Reports
In this report, Mills examines three Federal Aviation Administration programs in which government and industry work together to identify safety hazards by using voluntary regulatory partnership programs.

Based on his extensive research on the three programs, Mills concludes that although the programs can be improved, they are making a worthwhile contribution to airline safety. Mills argues that collaborative voluntary partnerships should be viewed as a complement to agency regulatory activities rather than as a replacement for the traditional command-and-control approach to regulation. Viewing voluntary activities as complementary to traditional regulatory activities will require a change in an organizational culture which has long considered the command-and-control approach its major regulatory option.

The focus of this report is quite timely given recent events prompting closer scrutiny of the relationship between government and industry. The Deepwater Horizon incident in the Gulf of Mexico has raised serious questions about the viability of real collaboration between the oil industry and its government regulator, the Minerals Management Service (now called the Bureau of Ocean Energy Management, Regulation, and Enforcement).

This report joins two recent IBM Center reports that have also examined the relationship between government agencies and private and nonprofit organizations. In their report, Food Safety—Emerging Public-Private Approaches: A Perspective for Local, State, and Government Leaders, Professors Noel P. Greis and Monica L. Nogueira recommend the creation of new co-regulation strategies to shape food safety policies that reflect mutual organizational and financial interests of both public and private sectors. Co-regulation activities might include setting risk-based inspection standards and jointly establishing best practices, enforcement, and monitoring approaches.

In another recent report, Strategies for Supporting Frontline Collaboration: Lessons from Stewardship Contracting, Cassandra Moseley describes collaborative partnerships created by the U.S. Forest Service and the Bureau of Land Management with both private companies and community-based nonprofit organizations to plan and execute land management initiatives, such as ecological restorations. Moseley found, as did Mills, that collaborative approaches require a major change in organizational culture.
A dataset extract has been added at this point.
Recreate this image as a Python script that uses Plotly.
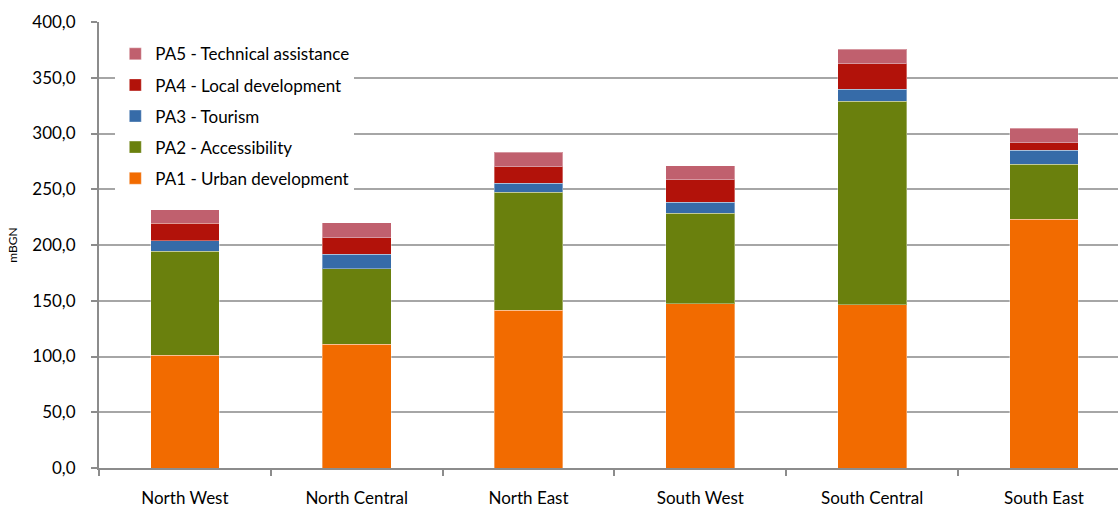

We trust that this report will add to a broader body of knowledge regarding collaborative approaches that government managers can use to achieve more effective results. For example, the International Civil Aviation Organization might want to follow the FAA’s example and set up their own voluntary regulatory partnership programs to improve international air safety, and to mitigate the risk associated with countries having their own varying sets of safety rules.

Based on the IBM Center’s recent research, there is evidence that collaborative voluntary partnerships can serve as a useful complement to more
traditional regulatory activities. Finding the right mix should be high on the agendas of government regulatory agencies.